É estranho como uma consciência clara resulta em uma geral serenidade.
Sobre métodos para se rezar, todos são bons, desde que sejam sinceros. Feche este livro e você está no infinito.
Este é, na verdade, o mais desastroso dos sintomas sociais: todos os crimes do homem começam com a vadiagem na infância.
Certamente nós falamos conosco mesmos; não há um ser pensante que não tenha experimentado isso. Alguém até poderia dizer que a palavra é um mistério ainda mais magnífico quando, dentro de um homem, ela viaja de seu pensamento até a consciência, e retorna da consciência ao pensamento.
A lei sagrada de Jesus Cristo governa nossa civilização, mas não a penetra. Eles dizem que a escravidão desapareceu. Isso é incorreto. Ela ainda existe, mas agora pesa especialmente sobre a mulher e se chama prostituição.
Em cidades pequenas, uma mulher desafortunada parece estar completamente nua diante do sarcasmo e da curiosidade de todos. Os maliciosos têm uma obscura felicidade (…) E algumas pessoas são maldosas pela simples necessidade de falar.
Ensine aos ignorantes tanto quanto puder; a sociedade é culpada por não prover educação universal gratuita, e deve responder pela escuridão que produz. Se uma alma é deixada na escuridão, pecados serão cometidos. E a responsabilidade não é de quem comete o pecado, mas daqueles que causam a escuridão.

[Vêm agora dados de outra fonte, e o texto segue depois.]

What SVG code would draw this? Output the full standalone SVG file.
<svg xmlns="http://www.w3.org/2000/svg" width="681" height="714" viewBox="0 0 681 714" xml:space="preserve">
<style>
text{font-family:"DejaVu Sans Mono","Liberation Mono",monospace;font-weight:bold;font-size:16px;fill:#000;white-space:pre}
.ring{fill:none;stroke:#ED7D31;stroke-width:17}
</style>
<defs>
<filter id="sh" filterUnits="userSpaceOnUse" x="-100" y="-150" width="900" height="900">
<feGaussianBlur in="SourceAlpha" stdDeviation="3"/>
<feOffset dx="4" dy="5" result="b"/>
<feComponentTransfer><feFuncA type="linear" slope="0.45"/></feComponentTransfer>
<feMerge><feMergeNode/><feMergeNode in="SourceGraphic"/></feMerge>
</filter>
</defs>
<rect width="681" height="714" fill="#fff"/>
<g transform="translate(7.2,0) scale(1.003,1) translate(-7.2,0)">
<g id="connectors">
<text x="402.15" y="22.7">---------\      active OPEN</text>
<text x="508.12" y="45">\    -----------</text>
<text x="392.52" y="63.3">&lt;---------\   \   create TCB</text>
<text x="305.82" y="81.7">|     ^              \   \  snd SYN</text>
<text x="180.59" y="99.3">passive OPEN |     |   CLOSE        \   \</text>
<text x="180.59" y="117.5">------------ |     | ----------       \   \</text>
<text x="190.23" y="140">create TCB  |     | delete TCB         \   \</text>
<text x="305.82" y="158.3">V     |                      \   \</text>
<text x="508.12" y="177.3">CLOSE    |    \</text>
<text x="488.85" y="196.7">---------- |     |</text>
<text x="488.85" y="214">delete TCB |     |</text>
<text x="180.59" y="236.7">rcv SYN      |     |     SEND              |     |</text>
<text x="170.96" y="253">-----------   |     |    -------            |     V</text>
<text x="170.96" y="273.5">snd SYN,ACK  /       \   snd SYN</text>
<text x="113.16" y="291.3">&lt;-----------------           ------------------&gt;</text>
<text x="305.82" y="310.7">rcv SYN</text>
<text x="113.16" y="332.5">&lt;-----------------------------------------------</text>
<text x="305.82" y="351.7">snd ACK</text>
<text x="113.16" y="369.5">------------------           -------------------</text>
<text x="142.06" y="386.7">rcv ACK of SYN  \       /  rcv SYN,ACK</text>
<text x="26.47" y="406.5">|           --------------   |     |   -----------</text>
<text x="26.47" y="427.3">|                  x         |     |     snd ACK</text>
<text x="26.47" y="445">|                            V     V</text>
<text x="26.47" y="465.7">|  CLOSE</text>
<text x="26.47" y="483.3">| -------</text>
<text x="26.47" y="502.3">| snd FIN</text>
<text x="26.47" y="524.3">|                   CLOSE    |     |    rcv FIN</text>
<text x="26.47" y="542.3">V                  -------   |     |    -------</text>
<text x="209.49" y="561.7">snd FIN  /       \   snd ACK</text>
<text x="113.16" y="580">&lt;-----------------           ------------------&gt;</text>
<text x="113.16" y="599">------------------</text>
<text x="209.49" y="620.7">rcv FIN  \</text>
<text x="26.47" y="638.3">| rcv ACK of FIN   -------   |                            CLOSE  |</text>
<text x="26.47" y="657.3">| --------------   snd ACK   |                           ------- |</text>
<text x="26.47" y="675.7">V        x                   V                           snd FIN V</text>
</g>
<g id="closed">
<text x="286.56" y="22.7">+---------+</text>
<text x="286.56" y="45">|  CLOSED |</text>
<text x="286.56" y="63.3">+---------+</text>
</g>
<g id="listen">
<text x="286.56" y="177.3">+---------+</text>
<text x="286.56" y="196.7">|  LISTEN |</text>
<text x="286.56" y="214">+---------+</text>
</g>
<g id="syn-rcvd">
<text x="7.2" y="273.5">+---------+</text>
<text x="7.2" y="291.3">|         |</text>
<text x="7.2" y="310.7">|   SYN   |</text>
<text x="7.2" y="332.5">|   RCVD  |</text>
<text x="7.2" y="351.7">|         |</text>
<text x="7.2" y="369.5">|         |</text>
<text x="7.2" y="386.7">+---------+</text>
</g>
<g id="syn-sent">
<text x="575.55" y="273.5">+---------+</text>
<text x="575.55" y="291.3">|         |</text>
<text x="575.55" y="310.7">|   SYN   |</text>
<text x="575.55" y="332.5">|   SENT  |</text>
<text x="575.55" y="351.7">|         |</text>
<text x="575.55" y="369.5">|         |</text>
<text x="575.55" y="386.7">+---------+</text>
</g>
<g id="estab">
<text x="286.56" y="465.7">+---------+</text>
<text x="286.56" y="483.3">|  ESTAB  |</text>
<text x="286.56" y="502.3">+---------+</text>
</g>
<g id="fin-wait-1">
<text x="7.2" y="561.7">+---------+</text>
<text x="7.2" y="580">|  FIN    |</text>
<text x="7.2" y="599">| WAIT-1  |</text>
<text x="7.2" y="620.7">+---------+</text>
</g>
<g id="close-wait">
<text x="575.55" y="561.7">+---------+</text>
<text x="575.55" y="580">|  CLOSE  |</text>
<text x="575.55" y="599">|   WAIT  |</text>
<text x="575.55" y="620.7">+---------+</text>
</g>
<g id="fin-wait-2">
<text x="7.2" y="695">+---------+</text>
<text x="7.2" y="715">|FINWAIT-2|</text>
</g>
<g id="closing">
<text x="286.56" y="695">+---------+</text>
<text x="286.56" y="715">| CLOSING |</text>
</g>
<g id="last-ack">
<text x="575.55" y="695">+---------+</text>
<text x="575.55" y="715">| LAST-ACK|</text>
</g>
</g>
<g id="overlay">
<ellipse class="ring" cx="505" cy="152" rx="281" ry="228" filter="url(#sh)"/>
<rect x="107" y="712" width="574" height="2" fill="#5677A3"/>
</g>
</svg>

Ser perverso não garante prosperidade.
Por se tratar de uma adaptação, a obra recebe nuances de Walcyr Carrasco, conhecido por seu trabalho como dramaturgo, escritor e jornalista. Deste modo, a obra acaba por ser ajustada para novos tipos de leitores e ao mesmo tempo se torna bastante condensada se comparada à versão original. A obra é, na opinião de 10 em cada 10 leitores, um dos maiores best-sellers da história da literatura mundial.

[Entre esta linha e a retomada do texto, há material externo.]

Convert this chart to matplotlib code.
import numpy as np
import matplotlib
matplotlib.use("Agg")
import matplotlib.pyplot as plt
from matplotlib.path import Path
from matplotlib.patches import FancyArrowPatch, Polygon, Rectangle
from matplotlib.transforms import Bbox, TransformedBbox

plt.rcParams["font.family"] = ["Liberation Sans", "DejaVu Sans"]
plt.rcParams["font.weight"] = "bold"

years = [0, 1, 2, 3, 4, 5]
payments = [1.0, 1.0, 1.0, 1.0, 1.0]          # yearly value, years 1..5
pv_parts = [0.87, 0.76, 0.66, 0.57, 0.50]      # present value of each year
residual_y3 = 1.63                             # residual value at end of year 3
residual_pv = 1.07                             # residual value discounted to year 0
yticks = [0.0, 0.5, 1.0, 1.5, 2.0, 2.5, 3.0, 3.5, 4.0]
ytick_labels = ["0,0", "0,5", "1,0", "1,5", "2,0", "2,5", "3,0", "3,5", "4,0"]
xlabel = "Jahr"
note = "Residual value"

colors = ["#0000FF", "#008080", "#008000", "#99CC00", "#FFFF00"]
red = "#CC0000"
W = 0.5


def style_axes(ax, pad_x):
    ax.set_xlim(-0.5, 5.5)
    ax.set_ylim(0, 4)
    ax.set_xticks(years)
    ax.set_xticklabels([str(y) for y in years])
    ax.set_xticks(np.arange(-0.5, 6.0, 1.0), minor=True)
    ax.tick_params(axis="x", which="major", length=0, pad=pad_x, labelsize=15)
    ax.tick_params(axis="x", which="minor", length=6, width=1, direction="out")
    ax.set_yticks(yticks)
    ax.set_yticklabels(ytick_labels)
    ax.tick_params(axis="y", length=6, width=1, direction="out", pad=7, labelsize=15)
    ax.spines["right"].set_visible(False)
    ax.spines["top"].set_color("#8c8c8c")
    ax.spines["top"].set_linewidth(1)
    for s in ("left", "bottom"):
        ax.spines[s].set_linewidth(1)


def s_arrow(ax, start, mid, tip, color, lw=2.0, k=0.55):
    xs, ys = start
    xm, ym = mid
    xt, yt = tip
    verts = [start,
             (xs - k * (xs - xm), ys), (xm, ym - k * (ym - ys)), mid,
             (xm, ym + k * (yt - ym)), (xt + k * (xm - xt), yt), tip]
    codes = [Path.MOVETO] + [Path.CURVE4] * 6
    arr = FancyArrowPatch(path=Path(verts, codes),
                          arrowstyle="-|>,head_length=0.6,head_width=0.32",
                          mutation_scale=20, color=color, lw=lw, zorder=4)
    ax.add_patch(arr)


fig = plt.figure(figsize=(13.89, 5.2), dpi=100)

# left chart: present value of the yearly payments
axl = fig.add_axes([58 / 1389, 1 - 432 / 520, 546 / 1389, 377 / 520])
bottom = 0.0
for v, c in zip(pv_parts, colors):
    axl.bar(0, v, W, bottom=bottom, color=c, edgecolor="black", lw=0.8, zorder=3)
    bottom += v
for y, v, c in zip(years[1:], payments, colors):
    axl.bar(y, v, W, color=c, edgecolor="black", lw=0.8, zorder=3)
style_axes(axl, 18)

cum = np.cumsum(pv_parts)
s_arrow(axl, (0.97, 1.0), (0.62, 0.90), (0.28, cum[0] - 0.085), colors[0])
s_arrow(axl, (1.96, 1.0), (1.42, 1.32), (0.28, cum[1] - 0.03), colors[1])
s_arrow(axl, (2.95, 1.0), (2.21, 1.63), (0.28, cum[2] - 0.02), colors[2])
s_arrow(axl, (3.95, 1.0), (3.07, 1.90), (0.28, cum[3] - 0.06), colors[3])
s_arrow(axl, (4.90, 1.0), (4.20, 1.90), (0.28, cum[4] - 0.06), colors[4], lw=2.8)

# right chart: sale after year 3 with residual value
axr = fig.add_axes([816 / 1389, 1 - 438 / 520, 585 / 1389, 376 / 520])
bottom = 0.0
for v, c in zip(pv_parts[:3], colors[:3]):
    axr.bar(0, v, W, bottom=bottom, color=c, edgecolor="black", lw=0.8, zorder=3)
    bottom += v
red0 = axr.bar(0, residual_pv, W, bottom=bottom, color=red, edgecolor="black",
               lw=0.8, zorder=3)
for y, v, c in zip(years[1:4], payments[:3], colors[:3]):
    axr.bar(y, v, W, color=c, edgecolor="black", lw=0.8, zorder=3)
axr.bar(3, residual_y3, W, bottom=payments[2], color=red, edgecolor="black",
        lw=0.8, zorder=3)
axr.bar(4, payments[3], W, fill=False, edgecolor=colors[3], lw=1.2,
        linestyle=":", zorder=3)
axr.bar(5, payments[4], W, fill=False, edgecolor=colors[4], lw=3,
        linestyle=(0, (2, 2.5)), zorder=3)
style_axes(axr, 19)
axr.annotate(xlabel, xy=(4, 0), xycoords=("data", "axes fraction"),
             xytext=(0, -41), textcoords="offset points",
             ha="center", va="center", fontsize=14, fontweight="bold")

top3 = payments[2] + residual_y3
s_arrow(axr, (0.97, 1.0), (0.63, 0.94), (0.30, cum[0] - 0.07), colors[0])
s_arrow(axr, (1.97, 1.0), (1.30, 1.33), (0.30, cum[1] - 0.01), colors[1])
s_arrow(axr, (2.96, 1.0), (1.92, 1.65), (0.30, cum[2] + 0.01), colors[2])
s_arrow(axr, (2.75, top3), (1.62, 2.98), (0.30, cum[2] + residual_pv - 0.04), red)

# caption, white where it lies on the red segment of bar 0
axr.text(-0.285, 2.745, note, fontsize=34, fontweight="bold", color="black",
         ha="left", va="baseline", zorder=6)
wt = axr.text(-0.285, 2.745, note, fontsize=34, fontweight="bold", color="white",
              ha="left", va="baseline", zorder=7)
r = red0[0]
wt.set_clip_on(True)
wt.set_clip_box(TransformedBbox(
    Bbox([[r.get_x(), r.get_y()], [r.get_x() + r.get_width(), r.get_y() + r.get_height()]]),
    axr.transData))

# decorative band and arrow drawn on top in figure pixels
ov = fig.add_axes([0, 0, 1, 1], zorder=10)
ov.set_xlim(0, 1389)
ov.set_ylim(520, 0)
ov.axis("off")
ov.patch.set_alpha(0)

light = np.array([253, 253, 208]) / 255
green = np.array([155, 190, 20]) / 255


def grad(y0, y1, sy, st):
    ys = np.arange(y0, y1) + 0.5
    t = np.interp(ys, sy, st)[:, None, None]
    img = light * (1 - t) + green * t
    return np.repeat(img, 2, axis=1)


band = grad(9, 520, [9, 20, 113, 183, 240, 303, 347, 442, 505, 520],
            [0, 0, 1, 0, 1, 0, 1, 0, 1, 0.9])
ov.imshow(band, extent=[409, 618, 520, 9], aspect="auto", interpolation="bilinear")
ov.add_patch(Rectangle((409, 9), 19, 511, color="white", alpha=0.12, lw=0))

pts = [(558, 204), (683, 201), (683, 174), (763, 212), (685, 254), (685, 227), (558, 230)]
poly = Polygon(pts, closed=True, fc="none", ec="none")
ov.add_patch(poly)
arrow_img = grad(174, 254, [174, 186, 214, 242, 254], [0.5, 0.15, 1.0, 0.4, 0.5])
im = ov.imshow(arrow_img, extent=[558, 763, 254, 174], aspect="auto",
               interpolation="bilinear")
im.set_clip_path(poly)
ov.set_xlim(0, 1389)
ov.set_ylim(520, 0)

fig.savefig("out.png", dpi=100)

Ao final, Walcyr Carrasco explica porque gosta tanto desta obra:
O romance Os Miseráveis sempre me fascinou. Escrito no século XIX fala da injustiça social. Mas resiste até hoje! Quantas pessoas como o ex-condenado Jean Valjean, o menino de rua Gavroche, e Cosette, a órfã, não estão ao nosso lado? Se lermos os jornais, encontraremos muitas histórias parecidas com as das personagens. Poucos livros conseguem dar um panorama tão arrebatador. Mostra a época histórica. Emociona. E faz pensar sobre temas importantes. Esta é uma adaptação, com a história completa. Espero que um dia todos vocês possam se debruçar sobre o romance original e conviver com a profunda meditação que o autor faz sobre a vida e a condição humana. Muitas adaptações para cinema foram feitas a partir do romance. Nos últimos anos, um dos musicais de maior sucesso nos palcos de todo o mundo, Os Miseráveis, também baseia-se no livro. Fico especialmente emocionado com a personagem principal, Jean Valjean. No início um homem rancoroso, ele é transformado por um gesto de amor ao próximo. A generosidade ilumina seu coração. Redescobre os valores éticos e cria uma nova consciência. Sua vida passa, então, a ser reflexo dessa consciência. A capacidade de alguém mudar através do amor é tocante. Fica a mensagem. Todo mundo pode tornar o mundo melhor. Basta querer. Amar o próximo, eis a questão.
Victor Hugo nasceu em 26 de fevereiro de 1802 e faleceu em 1885, na França. É considerado o principal nome do romantismo francês, e escreveu muitos poemas e romances lembrados até hoje. Entre eles, O Corcunda de Notre Dame e Os Trabalhadores do Mar. A obra de Victor Hugo supera seu tempo. Retrata com profundidade a condição humana e todos os níveis da sociedade, dos nobres aos excluídos. Suas personagens possuem vida própria, pois são capazes de denunciar a miséria, a falta de justiça e a necessidade de construir um mundo melhor.